But his record at Bryant proves he is no traditionalist clinging to the past. He is a self-made architect of success. Arriving as an assistant in 2018, he was a key engineer in the Bulldogs’ first Division I NCAA Tournament berth in 2022. When handed the reins as head coach, he didn’t just maintain success; he elevated it, leading Bryant to both the America East regular season and tournament championships in 2025, earning an NCAA Tournament bid and securing a second straight 20-win campaign. For this, he was deservedly named the 2025 America East Conference and NABC Mid-Atlantic Coach of the Year.
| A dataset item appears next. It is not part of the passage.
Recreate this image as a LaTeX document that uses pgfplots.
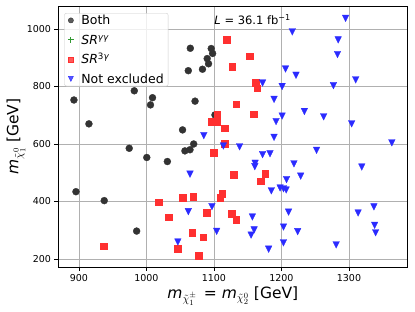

His teams won with a dynamic, modern, up-tempo offensive system that ranked third and sixth, respectively, in the country in adjusted tempo. His 2024-25 squad averaged a blistering 81.8 points per game. This style is a powerful recruiting and retention tool in itself, offering the kind of exciting, pro-friendly basketball that attracts and motivates today’s players. Furthermore, his well-rounded apprenticeship—from being the youngest full-time assistant in Division I at 22, to an NCAA Tournament appearance at Niagara, to a crucial stint in the NBA G-League—provides him with unique credibility when advising players on their professional pathways. In an era where players are focused on their next step, a coach who can speak the language of the pros is invaluable.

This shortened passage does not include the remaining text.